**Short task:** Select each line where the word "that" appears.

**Material for the task:**
***
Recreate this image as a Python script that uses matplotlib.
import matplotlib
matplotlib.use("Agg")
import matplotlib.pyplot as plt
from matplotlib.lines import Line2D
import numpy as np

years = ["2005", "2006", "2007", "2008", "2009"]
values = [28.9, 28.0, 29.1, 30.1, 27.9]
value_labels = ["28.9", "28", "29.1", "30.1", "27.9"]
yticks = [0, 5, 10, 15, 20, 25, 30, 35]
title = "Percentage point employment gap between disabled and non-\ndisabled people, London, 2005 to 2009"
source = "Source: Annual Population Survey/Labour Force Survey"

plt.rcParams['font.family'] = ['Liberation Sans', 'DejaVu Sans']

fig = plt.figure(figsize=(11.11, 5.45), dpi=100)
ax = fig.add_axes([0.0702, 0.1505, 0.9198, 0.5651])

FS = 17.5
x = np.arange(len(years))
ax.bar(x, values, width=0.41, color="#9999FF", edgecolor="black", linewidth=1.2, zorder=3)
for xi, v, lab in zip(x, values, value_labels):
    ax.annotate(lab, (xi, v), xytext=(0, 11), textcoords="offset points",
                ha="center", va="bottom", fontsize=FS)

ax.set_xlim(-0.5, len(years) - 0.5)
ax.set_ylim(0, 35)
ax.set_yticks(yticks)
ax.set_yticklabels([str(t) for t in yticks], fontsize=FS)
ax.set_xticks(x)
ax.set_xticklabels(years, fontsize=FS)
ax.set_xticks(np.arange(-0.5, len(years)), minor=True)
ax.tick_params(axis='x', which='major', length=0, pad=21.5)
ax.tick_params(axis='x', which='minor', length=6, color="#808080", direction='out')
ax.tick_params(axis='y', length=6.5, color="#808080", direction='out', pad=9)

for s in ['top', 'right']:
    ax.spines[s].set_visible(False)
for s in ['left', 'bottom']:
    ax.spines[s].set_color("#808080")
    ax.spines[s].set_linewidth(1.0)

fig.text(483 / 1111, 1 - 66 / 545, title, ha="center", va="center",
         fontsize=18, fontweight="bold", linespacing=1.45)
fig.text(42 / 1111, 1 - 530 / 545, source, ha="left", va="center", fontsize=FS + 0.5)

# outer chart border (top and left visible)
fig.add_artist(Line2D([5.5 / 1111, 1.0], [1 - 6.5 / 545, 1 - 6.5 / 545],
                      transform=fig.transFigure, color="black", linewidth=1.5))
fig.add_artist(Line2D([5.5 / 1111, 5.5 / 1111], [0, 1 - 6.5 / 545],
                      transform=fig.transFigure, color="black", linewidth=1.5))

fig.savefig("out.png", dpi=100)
***
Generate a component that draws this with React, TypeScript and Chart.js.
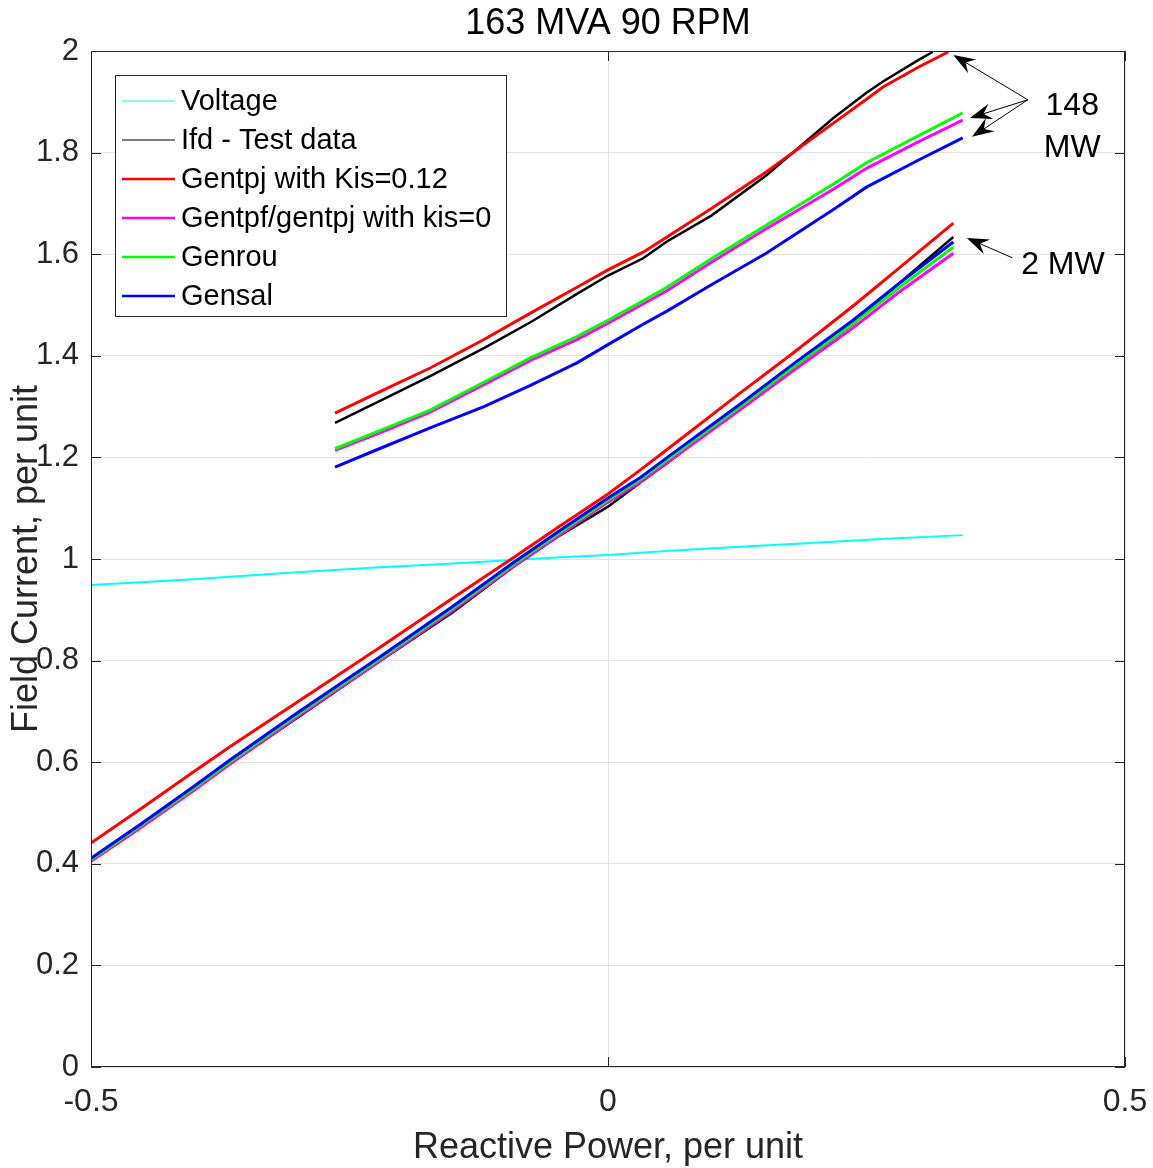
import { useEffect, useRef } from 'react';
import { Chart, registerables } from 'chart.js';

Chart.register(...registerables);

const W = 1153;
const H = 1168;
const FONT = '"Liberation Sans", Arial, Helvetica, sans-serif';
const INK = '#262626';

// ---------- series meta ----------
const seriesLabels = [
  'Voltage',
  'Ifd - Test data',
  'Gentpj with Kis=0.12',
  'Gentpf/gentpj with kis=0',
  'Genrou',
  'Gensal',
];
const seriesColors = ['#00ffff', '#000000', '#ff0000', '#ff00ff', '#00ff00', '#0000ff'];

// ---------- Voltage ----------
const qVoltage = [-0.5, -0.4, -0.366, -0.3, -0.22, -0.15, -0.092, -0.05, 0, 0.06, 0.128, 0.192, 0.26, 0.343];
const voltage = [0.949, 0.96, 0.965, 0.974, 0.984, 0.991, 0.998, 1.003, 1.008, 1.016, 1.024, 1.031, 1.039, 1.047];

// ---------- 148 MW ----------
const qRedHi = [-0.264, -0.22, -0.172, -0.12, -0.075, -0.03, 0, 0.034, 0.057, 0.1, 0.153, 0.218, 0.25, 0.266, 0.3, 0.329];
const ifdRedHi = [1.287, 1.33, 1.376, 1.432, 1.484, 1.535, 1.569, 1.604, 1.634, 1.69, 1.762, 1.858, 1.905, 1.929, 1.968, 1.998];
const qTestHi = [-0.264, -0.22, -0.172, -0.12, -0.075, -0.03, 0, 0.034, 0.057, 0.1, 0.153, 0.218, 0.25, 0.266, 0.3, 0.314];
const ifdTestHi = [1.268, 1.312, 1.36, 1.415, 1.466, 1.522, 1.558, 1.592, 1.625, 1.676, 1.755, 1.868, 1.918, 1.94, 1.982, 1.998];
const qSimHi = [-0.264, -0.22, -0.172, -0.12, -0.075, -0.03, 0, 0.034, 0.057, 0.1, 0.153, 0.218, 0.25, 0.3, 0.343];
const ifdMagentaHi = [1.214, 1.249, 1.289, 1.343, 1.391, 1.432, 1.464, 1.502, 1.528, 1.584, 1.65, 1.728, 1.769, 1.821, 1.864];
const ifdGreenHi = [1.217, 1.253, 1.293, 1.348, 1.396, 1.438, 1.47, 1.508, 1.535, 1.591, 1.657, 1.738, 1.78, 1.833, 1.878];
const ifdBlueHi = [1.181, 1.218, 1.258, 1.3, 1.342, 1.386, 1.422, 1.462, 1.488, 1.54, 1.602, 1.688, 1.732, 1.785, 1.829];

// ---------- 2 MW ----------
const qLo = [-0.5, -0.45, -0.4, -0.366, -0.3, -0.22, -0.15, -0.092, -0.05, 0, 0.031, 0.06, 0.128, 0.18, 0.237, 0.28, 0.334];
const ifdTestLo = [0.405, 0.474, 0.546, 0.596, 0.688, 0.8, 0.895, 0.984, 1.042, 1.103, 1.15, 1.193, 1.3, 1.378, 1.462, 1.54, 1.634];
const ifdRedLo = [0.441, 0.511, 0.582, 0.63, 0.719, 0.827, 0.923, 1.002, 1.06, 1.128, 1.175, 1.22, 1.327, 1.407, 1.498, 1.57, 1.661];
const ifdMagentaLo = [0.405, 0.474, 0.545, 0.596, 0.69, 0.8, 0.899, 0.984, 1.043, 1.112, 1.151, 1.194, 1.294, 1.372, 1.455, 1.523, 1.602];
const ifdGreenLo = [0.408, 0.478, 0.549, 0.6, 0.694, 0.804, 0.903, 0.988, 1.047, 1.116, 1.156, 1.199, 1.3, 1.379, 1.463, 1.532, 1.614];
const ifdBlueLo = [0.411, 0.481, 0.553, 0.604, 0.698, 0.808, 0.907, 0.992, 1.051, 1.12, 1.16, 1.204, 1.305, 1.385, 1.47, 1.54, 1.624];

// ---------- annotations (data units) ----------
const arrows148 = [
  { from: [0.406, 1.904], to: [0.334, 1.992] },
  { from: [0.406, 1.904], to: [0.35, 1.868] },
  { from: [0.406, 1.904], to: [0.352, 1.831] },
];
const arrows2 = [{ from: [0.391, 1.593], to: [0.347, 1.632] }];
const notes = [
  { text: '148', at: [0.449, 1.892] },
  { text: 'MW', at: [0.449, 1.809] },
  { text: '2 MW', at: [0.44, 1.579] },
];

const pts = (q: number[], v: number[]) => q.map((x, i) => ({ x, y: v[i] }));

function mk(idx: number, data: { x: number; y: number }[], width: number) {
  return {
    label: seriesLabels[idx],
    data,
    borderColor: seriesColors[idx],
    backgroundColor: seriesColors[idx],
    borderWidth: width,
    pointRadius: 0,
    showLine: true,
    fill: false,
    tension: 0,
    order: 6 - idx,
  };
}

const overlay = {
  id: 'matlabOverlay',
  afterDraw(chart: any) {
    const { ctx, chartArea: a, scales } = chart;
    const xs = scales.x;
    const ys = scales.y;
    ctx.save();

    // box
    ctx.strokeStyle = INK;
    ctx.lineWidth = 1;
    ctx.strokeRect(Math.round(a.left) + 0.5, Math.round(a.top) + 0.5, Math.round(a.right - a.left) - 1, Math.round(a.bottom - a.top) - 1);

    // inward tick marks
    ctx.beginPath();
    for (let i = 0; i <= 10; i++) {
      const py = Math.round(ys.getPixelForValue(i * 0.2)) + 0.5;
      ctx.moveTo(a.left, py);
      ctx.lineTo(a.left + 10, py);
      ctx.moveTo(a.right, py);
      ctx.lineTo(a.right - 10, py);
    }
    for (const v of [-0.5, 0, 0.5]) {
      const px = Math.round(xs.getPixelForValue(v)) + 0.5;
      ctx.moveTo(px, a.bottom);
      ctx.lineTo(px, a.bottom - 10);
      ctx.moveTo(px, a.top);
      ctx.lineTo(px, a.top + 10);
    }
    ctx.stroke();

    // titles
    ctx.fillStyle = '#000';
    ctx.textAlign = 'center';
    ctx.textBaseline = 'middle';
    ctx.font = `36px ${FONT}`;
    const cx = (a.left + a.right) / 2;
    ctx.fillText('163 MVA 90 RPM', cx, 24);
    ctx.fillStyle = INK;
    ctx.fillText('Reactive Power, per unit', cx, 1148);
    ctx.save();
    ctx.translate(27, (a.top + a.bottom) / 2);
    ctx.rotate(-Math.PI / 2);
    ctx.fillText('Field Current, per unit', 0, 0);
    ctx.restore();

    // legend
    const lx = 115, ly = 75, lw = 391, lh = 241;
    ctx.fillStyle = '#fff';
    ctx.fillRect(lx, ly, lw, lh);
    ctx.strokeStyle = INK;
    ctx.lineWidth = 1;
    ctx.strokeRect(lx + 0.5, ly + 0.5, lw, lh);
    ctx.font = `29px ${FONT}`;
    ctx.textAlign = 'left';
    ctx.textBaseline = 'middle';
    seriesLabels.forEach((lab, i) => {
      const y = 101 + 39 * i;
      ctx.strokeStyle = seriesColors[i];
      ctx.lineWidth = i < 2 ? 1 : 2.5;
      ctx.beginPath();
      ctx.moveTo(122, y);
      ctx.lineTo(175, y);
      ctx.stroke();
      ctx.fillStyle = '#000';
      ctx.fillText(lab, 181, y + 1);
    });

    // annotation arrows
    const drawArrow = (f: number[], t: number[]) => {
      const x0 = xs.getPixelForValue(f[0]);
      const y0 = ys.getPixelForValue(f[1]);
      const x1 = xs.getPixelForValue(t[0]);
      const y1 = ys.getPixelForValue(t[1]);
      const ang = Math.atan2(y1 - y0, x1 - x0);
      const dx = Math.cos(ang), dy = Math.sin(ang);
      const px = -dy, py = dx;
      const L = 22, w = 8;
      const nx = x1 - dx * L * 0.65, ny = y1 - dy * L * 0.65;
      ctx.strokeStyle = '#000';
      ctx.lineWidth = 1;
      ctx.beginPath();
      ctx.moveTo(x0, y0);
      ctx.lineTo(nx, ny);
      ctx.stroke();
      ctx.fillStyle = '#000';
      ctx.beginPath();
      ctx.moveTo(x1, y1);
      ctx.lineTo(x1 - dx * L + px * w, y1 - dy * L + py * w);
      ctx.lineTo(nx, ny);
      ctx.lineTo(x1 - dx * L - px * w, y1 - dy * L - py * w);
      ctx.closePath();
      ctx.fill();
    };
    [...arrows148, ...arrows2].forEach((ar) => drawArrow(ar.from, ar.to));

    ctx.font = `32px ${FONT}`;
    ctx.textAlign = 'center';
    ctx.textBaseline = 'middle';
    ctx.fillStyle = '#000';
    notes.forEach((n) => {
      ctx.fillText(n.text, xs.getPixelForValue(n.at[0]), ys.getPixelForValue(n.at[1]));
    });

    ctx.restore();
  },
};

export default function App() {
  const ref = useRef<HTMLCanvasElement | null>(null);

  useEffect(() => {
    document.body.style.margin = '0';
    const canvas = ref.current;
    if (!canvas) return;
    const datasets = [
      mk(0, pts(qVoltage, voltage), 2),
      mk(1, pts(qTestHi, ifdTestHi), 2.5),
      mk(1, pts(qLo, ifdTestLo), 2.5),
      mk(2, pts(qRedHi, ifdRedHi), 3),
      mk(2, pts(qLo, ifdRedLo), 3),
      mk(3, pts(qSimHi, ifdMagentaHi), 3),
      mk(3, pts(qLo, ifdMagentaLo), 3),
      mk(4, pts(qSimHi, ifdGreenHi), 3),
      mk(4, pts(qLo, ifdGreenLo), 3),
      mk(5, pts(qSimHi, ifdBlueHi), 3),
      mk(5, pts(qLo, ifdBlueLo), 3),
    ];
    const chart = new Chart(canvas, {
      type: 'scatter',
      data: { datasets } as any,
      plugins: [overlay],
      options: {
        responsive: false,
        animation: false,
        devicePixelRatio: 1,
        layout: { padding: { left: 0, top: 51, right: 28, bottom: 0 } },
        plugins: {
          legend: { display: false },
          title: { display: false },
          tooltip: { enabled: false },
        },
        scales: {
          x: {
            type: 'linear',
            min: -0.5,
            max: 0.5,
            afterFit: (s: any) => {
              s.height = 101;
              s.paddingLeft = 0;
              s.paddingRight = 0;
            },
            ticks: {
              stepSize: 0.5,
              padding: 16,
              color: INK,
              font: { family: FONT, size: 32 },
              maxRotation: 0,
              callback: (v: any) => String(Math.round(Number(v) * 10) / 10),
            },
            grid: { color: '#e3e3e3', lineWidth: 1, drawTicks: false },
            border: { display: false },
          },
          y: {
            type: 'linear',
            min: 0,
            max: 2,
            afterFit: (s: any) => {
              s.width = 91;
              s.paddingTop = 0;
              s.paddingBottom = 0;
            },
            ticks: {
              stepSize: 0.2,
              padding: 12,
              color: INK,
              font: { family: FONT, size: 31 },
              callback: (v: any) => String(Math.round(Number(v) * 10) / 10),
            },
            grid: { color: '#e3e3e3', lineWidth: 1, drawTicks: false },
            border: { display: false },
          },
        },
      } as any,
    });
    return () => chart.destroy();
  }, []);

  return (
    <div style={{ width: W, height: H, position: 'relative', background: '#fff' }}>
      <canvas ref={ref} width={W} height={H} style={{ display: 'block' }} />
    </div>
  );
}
***
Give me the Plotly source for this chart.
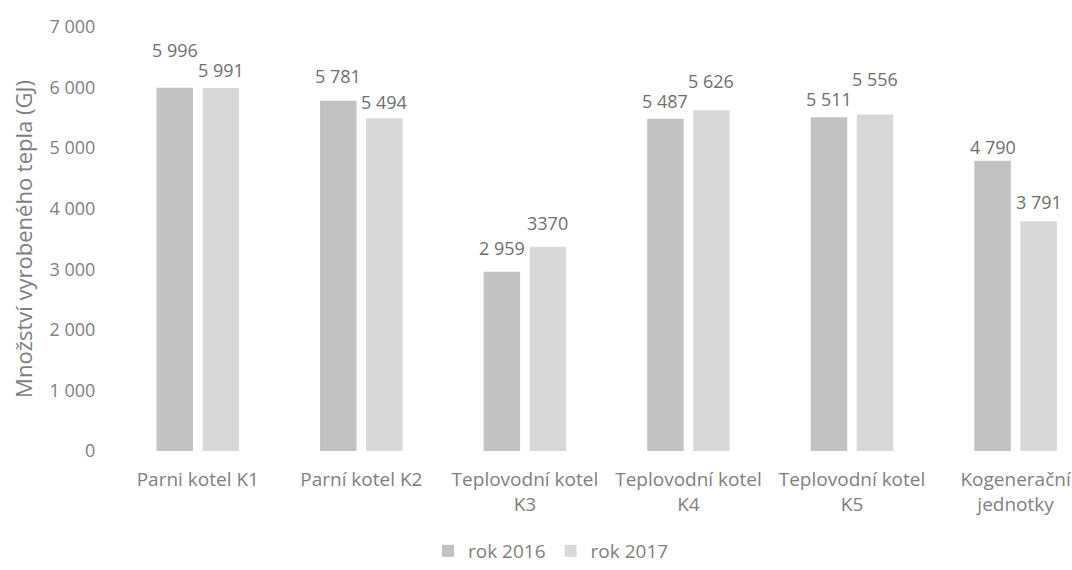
***
**Solved problem:**
Recreate this image as a Python script that uses matplotlib.
Generate a component that draws this with React, TypeScript and Chart.js.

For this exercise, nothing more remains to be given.